- From: C. M. Sperberg-McQueen <cmsmcq@blackmesatech.com>
- Date: Sat, 1 Jan 2022 15:28:50 -0700
- To: ixml <public-ixml@w3.org>
- Cc: "C. M. Sperberg-McQueen" <cmsmcq@blackmesatech.com>
Working though Steven’s tests (and making more corrections in the expected results in tests-SP-MSM), I run across an interesting policy issue: what should a processor do with a reference in a grammar to character #1? It’s not an XML 1.0 character (the only C0 control characters allowed in XML 1.0 are U+0009, U+000A, and U+000D), so it cannot be represented in the XML form of the grammar. For processors which build their data structures direct from the ixml form, and which have no trouble with character U+0001, a reference to #1 need cause no trouble, unless the user asks the parser to turn that grammar itself into XML. (And even then, it may only matter in some contexts.) At which point we are back to an issue raised already: what happens when the combination of input plus grammar produces non-well-formed output? And of course at least some processors which can handle #1 will not be able to handle #0. What happens in my processor is that when I create the XML form of the grammar in test hex3, all is well and I get the XML <ixml> <rule name="hex">:<alt> <literal dstring="a"/>,<inclusion>[<range from="#1" to="#7e">-</range>]</inclusion>,<literal dstring="b"/> </alt>.</rule> </ixml> (As you can see, I have not yet updated my internal copy of the ixml grammar, so colons and semicolons and such are appearing as literals.) When I compile the grammar, the code naively attempts to turn #1 into a character, and compilation fails.
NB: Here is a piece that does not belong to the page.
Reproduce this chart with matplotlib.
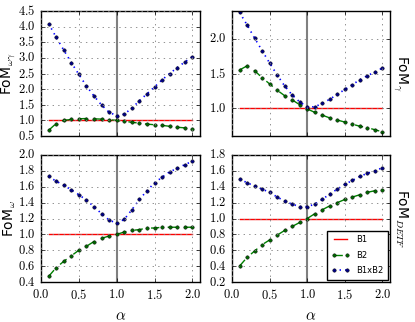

If it’s a run-time error in the grammar, and the implicit claim is that an error-free ixml grammar will never produce ill-formed output on any input, then we have a run-time error in the grammar for ixml grammars, since it does not forbid hex references to non-XML (or indeed non-Unicode) characters. What do people think? What do we do about this? Is [#1 - #7e] a legal range? Michael
Received on Saturday, 1 January 2022 22:29:12 UTC